WHAT NEEDS TO BE DONE: Extract each line bearing the word "matplotlib".
------------
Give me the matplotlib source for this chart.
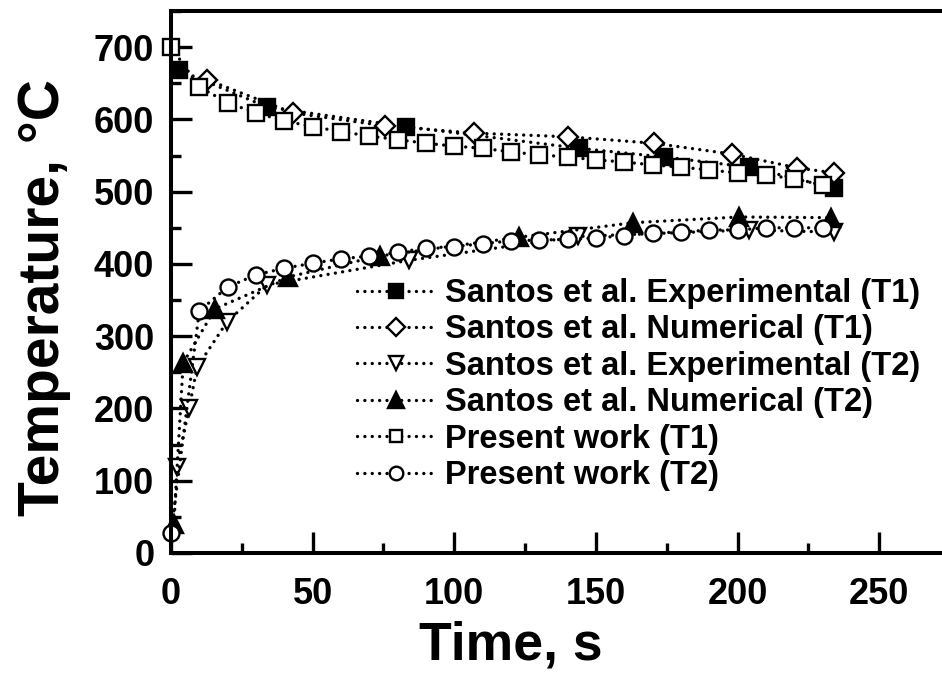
import matplotlib
matplotlib.use("Agg")
import matplotlib.pyplot as plt
from matplotlib.ticker import MultipleLocator

plt.rcParams['font.family'] = ['Liberation Sans', 'DejaVu Sans']
plt.rcParams['font.weight'] = 'bold'

# Santos et al. Experimental (T1)
exp_t1_t = [3, 34, 83, 144, 174, 204, 234]
exp_t1_T = [668, 617, 590, 560, 548, 534, 505]
# Santos et al. Numerical (T1)
num_t1_t = [12.7, 43, 75.7, 107, 140, 170.5, 198, 221, 234]
num_t1_T = [655, 609, 591, 581, 576, 567, 552, 533, 526]
# Santos et al. Experimental (T2)
exp_t2_t = [2, 6.4, 9.2, 19.8, 34, 84, 143.7, 204, 234]
exp_t2_T = [119, 200, 257, 320, 371, 405, 438, 447, 444]
# Santos et al. Numerical (T2)
num_t2_t = [1, 4.3, 15.6, 41.4, 73.6, 122.8, 163, 200.6, 233]
num_t2_T = [40, 263, 338, 382, 411, 437, 457, 465, 464]
# Present work (T1)
pw_t1_t = [0, 10, 20, 30, 40, 50, 60, 70, 80, 90, 100, 110, 120, 130, 140, 150,
           160, 170, 180, 190, 200, 210, 220, 230]
pw_t1_T = [700, 645, 623, 609, 598, 590, 583, 577, 572, 567, 563, 560, 555, 551,
           548, 544, 541, 537, 534, 530, 526, 523, 518, 509]
# Present work (T2)
pw_t2_t = [0, 10, 20, 30, 40, 50, 60, 70, 80, 90, 100, 110, 120, 130, 140, 150,
           160, 170, 180, 190, 200, 210, 220, 230]
pw_t2_T = [28, 335, 368, 385, 394, 401, 407, 411, 416, 422, 424, 428, 432, 433,
           434, 436, 439, 443, 444, 447, 447, 450, 450, 450]

labels = ["Santos et al. Experimental (T1)", "Santos et al. Numerical (T1)",
          "Santos et al. Experimental (T2)", "Santos et al. Numerical (T2)",
          "Present work (T1)", "Present work (T2)"]

W, H = 942, 673
fig = plt.figure(figsize=(W / 100, H / 100), dpi=100)
ax = fig.add_axes([171 / W, 1 - 553 / H, (W - 171) / W + 0.002, (553 - 11) / H])

ls = (0, (0.01, 2.2))
lw = 2.4
mew = 1.7
common = dict(color='black', linestyle=ls, linewidth=lw, markeredgewidth=mew,
              markeredgecolor='black', dash_capstyle='round')

series = [
    (exp_t1_t, exp_t1_T, 's', 'black', 12),
    (num_t1_t, num_t1_T, 'D', 'white', 10.5),
    (exp_t2_t, exp_t2_T, 'v', 'white', 12),
    (num_t2_t, num_t2_T, '^', 'black', 13),
    (pw_t1_t, pw_t1_T, 's', 'white', 11),
    (pw_t2_t, pw_t2_T, 'o', 'white', 11.5),
]
for (t, T, m, fc, ms), lab in zip(series, labels):
    ax.plot(t, T, marker=m, markerfacecolor=fc, markersize=ms, label=lab,
            clip_on=False, **common)

ax.set_xlim(0, (W - 171) / 2.826)
ax.set_ylim(0, 750)
ax.xaxis.set_major_locator(MultipleLocator(50))
ax.xaxis.set_minor_locator(MultipleLocator(25))
ax.yaxis.set_major_locator(MultipleLocator(100))
ax.yaxis.set_minor_locator(MultipleLocator(50))
ax.set_yticks(range(0, 701, 100))
ax.tick_params(which='both', direction='in', width=2.4, top=False, right=False)
ax.tick_params(which='major', length=15, labelsize=26)
ax.tick_params(axis='x', which='major', pad=17)
ax.tick_params(axis='y', which='major', pad=12)
ax.tick_params(which='minor', length=7)
for s in ['left', 'bottom', 'top']:
    ax.spines[s].set_linewidth(2.9)
ax.spines['right'].set_visible(False)

ax.set_xlabel("Time, s", fontsize=38.5, fontweight='bold')
ax.set_ylabel("Temperature, °C", fontsize=41, fontweight='bold')
ax.xaxis.set_label_coords((510 - 171) / (W - 171), (553 - 645) / 542)
ax.xaxis.label.set_va('center')
ax.yaxis.set_label_coords((44 - 171) / (W - 171), (553 - 298) / 542)
ax.yaxis.label.set_va('center')

leg = ax.legend(loc='upper left', bbox_to_anchor=(357 / W, 1 - 278 / H),
                bbox_transform=fig.transFigure, frameon=False, borderpad=0,
                borderaxespad=0, handlelength=2.4, handletextpad=0.3,
                labelspacing=0.165, markerscale=0.85,
                prop={'size': 23.5, 'weight': 'bold'})

fig.savefig("out.png", dpi=100)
------------
FINISHED TASK:
Give me the matplotlib source for this chart.
import matplotlib
matplotlib.use("Agg")
import matplotlib.pyplot as plt
from matplotlib.ticker import MultipleLocator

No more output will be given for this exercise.